>> Begin DATA SUPPLIED
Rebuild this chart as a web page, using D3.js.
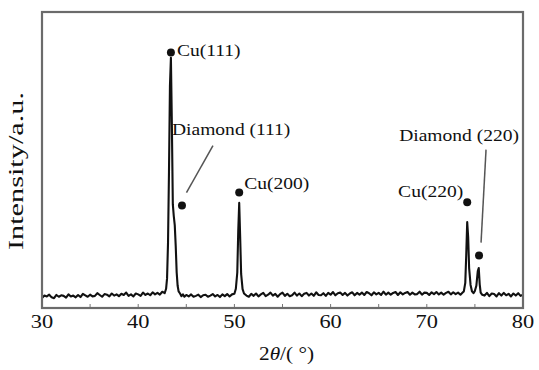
<!DOCTYPE html>
<html>
<head>
<meta charset="utf-8">
<script src="https://cdn.jsdelivr.net/npm/d3@7"></script>
<style>
  html, body { margin: 0; padding: 0; background: #fff; }
  svg text { font-family: "Liberation Serif", "Times New Roman", serif; fill: #111; }
</style>
</head>
<body>
<div id="chart"></div>
<script>
// 2theta positions (degrees), one row per two degrees on the baseline, finer around peaks
const twoTheta = [
  30.00, 30.25, 30.50, 30.75, 31.00, 31.25, 31.50, 31.75,
  32.00, 32.25, 32.50, 32.75, 33.00, 33.25, 33.50, 33.75,
  34.00, 34.25, 34.50, 34.75, 35.00, 35.25, 35.50, 35.75,
  36.00, 36.25, 36.50, 36.75, 37.00, 37.25, 37.50, 37.75,
  38.00, 38.25, 38.50, 38.75, 39.00, 39.25, 39.50, 39.75,
  40.00, 40.25, 40.50, 40.75, 41.00, 41.25, 41.50, 41.75,
  42.00, 42.25, 42.50, 42.75,
  42.90, 43.00, 43.10, 43.20, 43.30, 43.40, 43.50, 43.60, 43.70, 43.80,
  43.90, 44.00, 44.10, 44.20, 44.35, 44.50, 44.65, 44.80,
  45.00, 45.25, 45.50, 45.75, 46.00, 46.25, 46.50, 46.75,
  47.00, 47.25, 47.50, 47.75, 48.00, 48.25, 48.50, 48.75,
  49.00, 49.25, 49.50, 49.75,
  50.00, 50.15, 50.30, 50.40, 50.50, 50.60, 50.70, 50.85, 51.00,
  51.25, 51.50, 51.75,
  52.00, 52.25, 52.50, 52.75, 53.00, 53.25, 53.50, 53.75,
  54.00, 54.25, 54.50, 54.75, 55.00, 55.25, 55.50, 55.75,
  56.00, 56.25, 56.50, 56.75, 57.00, 57.25, 57.50, 57.75,
  58.00, 58.25, 58.50, 58.75, 59.00, 59.25, 59.50, 59.75,
  60.00, 60.25, 60.50, 60.75, 61.00, 61.25, 61.50, 61.75,
  62.00, 62.25, 62.50, 62.75, 63.00, 63.25, 63.50, 63.75,
  64.00, 64.25, 64.50, 64.75, 65.00, 65.25, 65.50, 65.75,
  66.00, 66.25, 66.50, 66.75, 67.00, 67.25, 67.50, 67.75,
  68.00, 68.25, 68.50, 68.75, 69.00, 69.25, 69.50, 69.75,
  70.00, 70.25, 70.50, 70.75, 71.00, 71.25, 71.50, 71.75,
  72.00, 72.25, 72.50, 72.75, 73.00, 73.25, 73.50, 73.75,
  73.85, 74.00, 74.10, 74.20, 74.30, 74.40, 74.55, 74.70,
  74.85, 75.00, 75.15, 75.30, 75.40, 75.50, 75.60, 75.75,
  76.00, 76.25, 76.50, 76.75, 77.00, 77.25, 77.50, 77.75,
  78.00, 78.25, 78.50, 78.75, 79.00, 79.25, 79.50, 79.75,
  80.00
];

// intensity (a.u., 0-100 scale), same layout as twoTheta
const intensity = [
  3.4, 4.2, 3.9, 4.5, 3.6, 3.3, 4.4, 3.8,
  4.3, 4.1, 3.5, 4.6, 3.9, 4.2, 3.6, 4.4,
  3.7, 4.8, 4.3, 3.8, 4.5, 3.9, 4.1, 5.0,
  4.4, 3.8, 4.7, 4.5, 3.9, 4.9, 4.2, 4.6,
  4.0, 4.8, 4.4, 5.2, 4.1, 4.6, 3.9, 4.9,
  4.6, 4.1, 5.2, 4.4, 4.9, 4.3, 5.3, 4.6,
  5.1, 4.5, 5.5, 5.0,
  6.5, 10.0, 22.0, 46.0, 75.0, 84.5, 62.0, 35.0, 31.0, 28.0,
  21.0, 12.0, 7.5, 5.6, 4.9, 4.0, 4.6, 3.8,
  4.4, 3.9, 4.6, 3.8, 4.1, 4.5, 3.7, 4.3,
  4.5, 3.8, 4.2, 4.7, 3.9, 4.4, 3.7, 4.6,
  4.0, 4.7, 3.9, 4.6,
  4.8, 6.5, 12.0, 26.0, 35.5, 24.0, 11.5, 6.4, 4.9,
  4.2, 3.8, 4.8,
  4.1, 4.9, 3.9, 4.6, 5.1, 4.0, 4.5, 5.2,
  4.2, 4.8, 3.8, 4.7, 5.2, 4.1, 4.8, 4.0,
  4.3, 5.2, 4.2, 4.9, 4.0, 4.8, 5.1, 4.2,
  4.9, 4.1, 5.3, 4.4, 4.3, 5.0, 4.1, 5.1,
  4.5, 5.4, 4.3, 5.0, 5.2, 4.4, 5.1, 4.2,
  4.9, 5.3, 4.3, 5.1, 4.5, 5.2, 4.4, 5.4,
  5.0, 4.3, 5.3, 4.6, 5.1, 4.4, 5.5, 4.5,
  5.2, 4.5, 5.1, 5.4, 4.4, 5.3, 4.6, 5.1,
  5.4, 4.5, 5.2, 4.6, 4.7, 5.5, 4.5, 5.2,
  5.1, 4.4, 5.3, 4.7, 5.4, 4.6, 5.2, 4.5,
  5.1, 5.5, 4.6, 5.3, 4.7, 5.2, 4.5, 5.3,
  5.6, 8.5, 18.0, 29.0, 24.0, 13.5, 7.8, 5.6,
  5.0, 5.8, 7.5, 12.5, 13.5, 8.0, 5.2, 4.5,
  4.2, 5.1, 4.0, 4.9, 4.7, 3.9, 5.0, 4.2,
  5.1, 4.3, 4.8, 3.9, 4.9, 4.2, 5.0, 4.1,
  4.5
];

const xTicks = [30, 40, 50, 60, 70, 80];
const xMinorTicks = [35, 40, 45, 50, 55, 60, 65, 70, 75];

// peak markers
const peakLabels = ['Cu(111)', 'Diamond (111)', 'Cu(200)', 'Cu(220)', 'Diamond (220)'];
const peakTheta = [43.4, 44.55, 50.5, 74.2, 75.43];
const peakMark = [86.3, 34.6, 39.0, 35.7, 17.7];

const width = 539, height = 370;
const margin = {top: 12, right: 16, bottom: 62, left: 42};
const innerW = width - margin.left - margin.right;
const innerH = height - margin.top - margin.bottom;

const svg = d3.select('#chart').append('svg')
  .attr('width', width)
  .attr('height', height);

const g = svg.append('g')
  .attr('transform', `translate(${margin.left},${margin.top})`);

const x = d3.scaleLinear().domain([30, 80]).range([0, innerW]);
const y = d3.scaleLinear().domain([0, 100]).range([innerH, 0]);

// text in the figure is a little wider than plain Times
function stretchedText(parent, px, py, str, size, sx, anchor) {
  return parent.append('text')
    .attr('transform', `translate(${px},${py}) scale(${sx},1)`)
    .attr('text-anchor', anchor || 'start')
    .style('font-size', size + 'px')
    .text(str);
}

g.append('clipPath').attr('id', 'plot-clip')
  .append('rect').attr('width', innerW).attr('height', innerH);

const points = twoTheta.map((t, i) => [t, intensity[i]]);
const line = d3.line()
  .x(d => x(d[0]))
  .y(d => y(d[1]));

g.append('path')
  .datum(points)
  .attr('clip-path', 'url(#plot-clip)')
  .attr('fill', 'none')
  .attr('stroke', '#111')
  .attr('stroke-width', 2.1)
  .attr('stroke-linejoin', 'round')
  .attr('d', line);

// small inward ticks along the bottom
g.selectAll('.minor')
  .data(xMinorTicks)
  .enter().append('line')
  .attr('x1', d => x(d)).attr('x2', d => x(d))
  .attr('y1', innerH).attr('y2', innerH - 4)
  .attr('stroke', '#777')
  .attr('stroke-width', 1);

// frame
g.append('rect')
  .attr('width', innerW)
  .attr('height', innerH)
  .attr('fill', 'none')
  .attr('stroke', '#6b6b6b')
  .attr('stroke-width', 2.2);

// tick labels
xTicks.forEach(t => {
  stretchedText(g, x(t), innerH + 20, String(t), 19, 1.18, 'middle');
});

// axis titles
const xt = g.append('text')
  .attr('transform', `translate(${innerW / 2 + 4},${innerH + 52}) scale(1.12,1)`)
  .attr('text-anchor', 'middle')
  .style('font-size', '19px');
xt.append('tspan').text('2');
xt.append('tspan').style('font-style', 'italic').text('θ');
xt.append('tspan').text('/( °)');

svg.append('text')
  .attr('transform', `translate(23,171) rotate(-90)`)
  .attr('text-anchor', 'middle')
  .attr('textLength', 158)
  .attr('lengthAdjust', 'spacingAndGlyphs')
  .style('font-size', '20px')
  .text('Intensity/a.u.');

// markers
const marks = peakLabels.map((label, i) => ({label, theta: peakTheta[i], value: peakMark[i]}));

g.selectAll('.mark')
  .data(marks)
  .enter().append('circle')
  .attr('cx', d => x(d.theta))
  .attr('cy', d => y(d.value))
  .attr('r', 4)
  .attr('fill', '#111');

// leader lines for the diamond peaks
const leaders = [
  {from: marks[1], dx1: 4.5, dy1: -13, dx2: 31, dy2: -60},
  {from: marks[4], dx1: 2, dy1: -13, dx2: 7, dy2: -106}
];
leaders.forEach(l => {
  const cx = x(l.from.theta), cy = y(l.from.value);
  g.append('line')
    .attr('x1', cx + l.dx1).attr('y1', cy + l.dy1)
    .attr('x2', cx + l.dx2).attr('y2', cy + l.dy2)
    .attr('stroke', '#555')
    .attr('stroke-width', 1.5);
});

// labels, offsets from their markers
const labelOffsets = [
  {dx: 6, dy: 3, anchor: 'start'},
  {dx: -10, dy: -71, anchor: 'start'},
  {dx: 5, dy: -4, anchor: 'start'},
  {dx: -4, dy: -5, anchor: 'end'},
  {dx: 40, dy: -115, anchor: 'end'}
];
marks.forEach((m, i) => {
  const o = labelOffsets[i];
  stretchedText(g, x(m.theta) + o.dx, y(m.value) + o.dy, m.label, 17, 1.15, o.anchor);
});
</script>
</body>
</html>
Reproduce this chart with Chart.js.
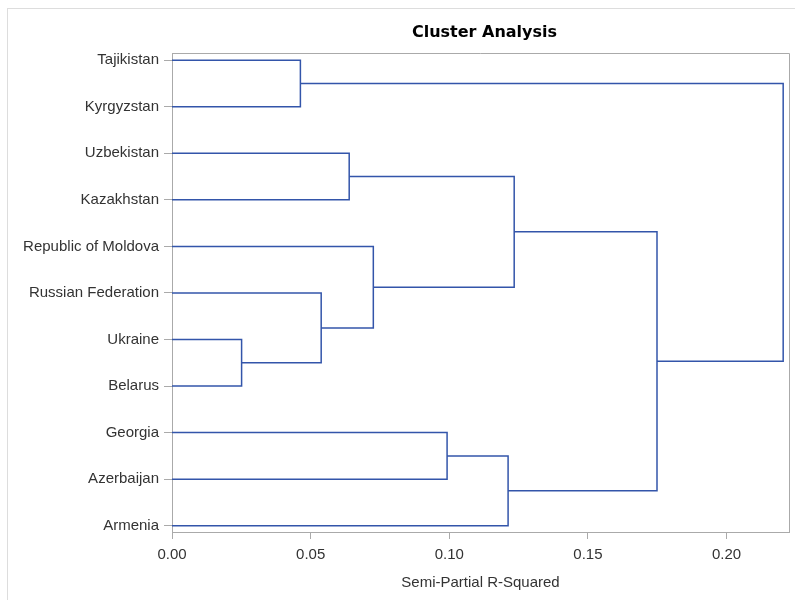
>> End DATA SUPPLIED
**SET PROBLEM**
Your answer should be a single number: how many lines of the material contain the word "this".

**RESPONSE TO THE TASK**
2